Der Antrag auf Wiederaufgreifen des Verfahrens muss die allgemeinen Voraussetzungen für die Zulässigkeit von Verfahrenshandlungen erfüllen (Kopp/Ramsauer, VwVfG, 20. Aufl. 2019, § 51 Rn. 11). Wie im gerichtlichen Verfahren ist auch in einem behördlichen Antragsverfahren ein Antrag nur zulässig, wenn der Antragsteller ein schutzwürdiges Interesse an der von ihm beantragten Amtshandlung hat, insbesondere sie zur Verwirklichung oder Wahrung eines Rechts benötigt. Dieses Erfordernis ist Ausdruck allgemeiner Rechtsgrundsätze auch im Verwaltungsverfahren. Für die Beurteilung des Sachbescheidungsinteresses sind dieselben Grundsätze maßgeblich wie für Streitsachen vor den Gerichten. Bei fehlendem Sachbescheidungsinteresse muss die Behörde ohne weitere Sachprüfung ablehnend entscheiden (Kopp/Ramsauer, VwVfG, 20. Aufl. 2019, § 22 Rn. 77 ff.).
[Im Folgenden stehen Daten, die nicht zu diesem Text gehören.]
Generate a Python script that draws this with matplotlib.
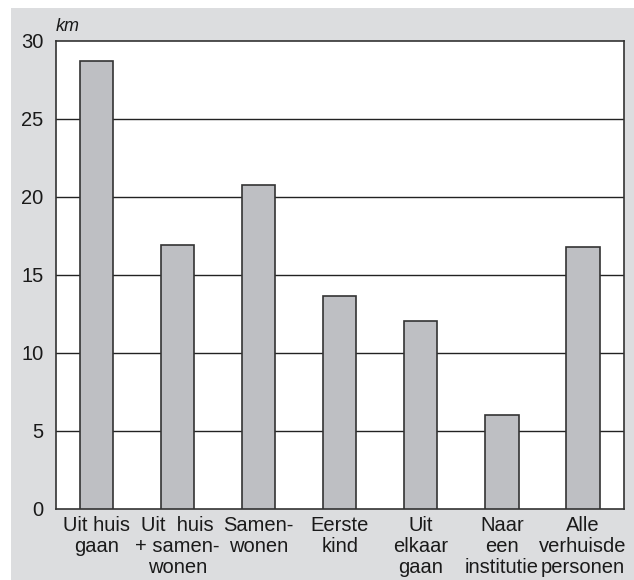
import matplotlib
matplotlib.use("Agg")
import matplotlib.pyplot as plt
from matplotlib.patches import Rectangle

categories = ["Uit huis\ngaan", "Uit  huis\n+ samen-\nwonen", "Samen-\nwonen",
              "Eerste\nkind", "Uit\nelkaar\ngaan", "Naar\neen\ninstitutie",
              "Alle\nverhuisde\npersonen"]
values = [28.7, 16.9, 20.8, 13.65, 12.05, 6.0, 16.8]
yticks = [0, 5, 10, 15, 20, 25, 30]

plt.rcParams['font.family'] = ['Liberation Sans', 'DejaVu Sans']

W, H = 634, 580
fig = plt.figure(figsize=(W/100, H/100), dpi=100, facecolor='white')
fig.patches.append(Rectangle((11/W, 0), 1 - 11/W, 1 - 8/H, transform=fig.transFigure,
                             facecolor='#dcdddf', edgecolor='none', zorder=-10))

ax = fig.add_axes([56/W, 1 - 509/H, (623.5-56)/W, (509-41)/H])
ax.set_facecolor('white')
x = list(range(len(categories)))
ax.bar(x, values, width=0.41, color='#bebfc3', edgecolor='#333333', linewidth=1.2, zorder=3)
ax.set_xlim(-0.5, len(categories) - 0.5)
ax.set_ylim(0, 30)
ax.set_yticks(yticks)
for v in yticks[1:-1]:
    ax.axhline(v, color='#222222', linewidth=1.0, zorder=1)
ax.set_xticks(x)
ax.set_xticklabels(categories, fontsize=14.5, linespacing=1.13, color='#1a1a1a')
ax.tick_params(axis='y', labelsize=14.5, length=0, pad=9, labelcolor='#1a1a1a')
ax.tick_params(axis='x', length=0, pad=5)
for s in ax.spines.values():
    s.set_color('#333333')
    s.set_linewidth(1.2)
ax.text(0.0, 1.012, 'km', transform=ax.transAxes, fontsize=13, style='italic',
        ha='left', va='bottom', color='#1a1a1a')

fig.savefig('out.png', dpi=100, facecolor=fig.get_facecolor())
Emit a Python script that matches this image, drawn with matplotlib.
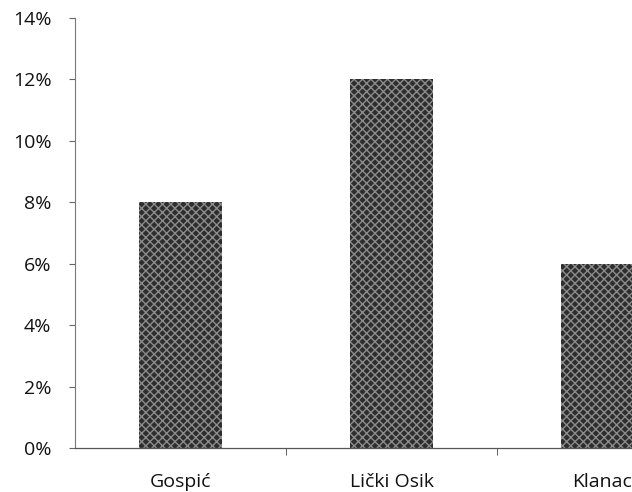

Vorliegend hat das Bundesamt die Anträge auf Abänderung des Bescheids vom 25. April 2017 wegen mangelndem Rechtsschutzbedürfnis abgelehnt. Aus der Begründung ergibt sich, dass die Behörde nicht in die Sachprüfung eingestiegen ist, sodass sich das Wiederaufgreifensverfahren noch auf der ersten Prüfungsstufe (s.o.) befand. Zu Recht ging das Bundesamt davon aus, dass es den Klägern nach der erfolgten Abschiebung an einem schutzwürdigen Interesse an der Entscheidung über ihre Wiederaufgreifensanträge fehlt, denn es ist weder ersichtlich noch wurde es dargelegt, welches Interesse die Kläger, die sich nunmehr in der Ukraine befinden und aufgrund der Wiedereinreisesperre von 30 Monaten ab dem Tag der Abschiebung (Ziffer 6 des Bescheids vom 25.4.2017) nicht alsbald in die Bundesrepublik Deutschland zurückkehren können, an einer Entscheidung über die Wiederaufgreifensanträge hinsichtlich der Feststellung von Abschiebungsverboten bezüglich des Zielstaats Ukraine haben könnten. Durch die erfolgte Abschiebung hat sich ihr Antragsbegehren bei der Behörde überholt. In diesem Zusammenhang ist anzumerken, dass die Abschiebung aus dem bestandskräftigen Bescheid vom 25. April 2017 vollzogen wurde. Die am 28. Februar 2019 gestellten isolierten Folgeschutzanträge hinderten die Abschiebung nicht, da sie keine Folgeanträge i.S.d. § 71 Abs. 1, § 13 AsylG darstellen, sodass nicht die Sperre des § 71 Abs. 5 Satz 2 AsylG griff (Bergmann in Bergmann/Dienelt, AuslR, 13. Aufl 2020, § 71 Rn. 13).
3. Nachdem die Klage keinen Erfolg haben konnte, war sie mit der Kostenfolge des § 154 Abs. 1 VwGO abzuweisen. Gerichtskosten werden nicht erhoben (§ 83b AsylG).